The hybrid that’s often best

For mature products: fine-tune for behavior (consistent format, brand voice) AND use RAG for facts (current data). The fine-tuned model handles the “how to respond,” RAG handles the “what to say.” But this is an optimization for products with real volume — not where you start.

Common RAG mistakes

  • Chunking badly. Too-big chunks dilute relevance; too-small chunks lose context. Start at ~500 tokens with overlap; tune from there.
  • Retrieving too many chunks. Top-20 chunks costs tokens and confuses the model. Top-3 to top-5 is usually right.
  • No re-ranking. Vector similarity isn’t relevance. Add a re-ranker for a big quality jump.
  • Ignoring access control.
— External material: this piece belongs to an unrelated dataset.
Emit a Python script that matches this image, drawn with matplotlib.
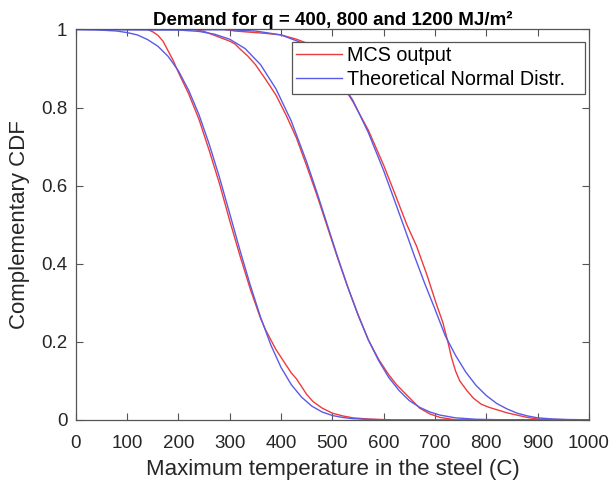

Filter retrieval by what the user is allowed to see, or you’ll leak data across tenants.

How we approach this

For AI features we build via AI Software Development, we default to prompting, then RAG. We’ve fine-tuned for a handful of clients with stable, high-volume format tasks — but the vast majority of business value comes from a well-built RAG pipeline with proper chunking, re-ranking and access control.

Takeaways

  • Facts → RAG. Behavior → maybe fine-tune (but try prompting first).
  • RAG: fresh data, citations, cheap updates, access control.
  • Fine-tuning: style/format, narrow tasks, stale fast, expensive.
  • Order: prompting → RAG → fine-tuning. Most teams stop at RAG.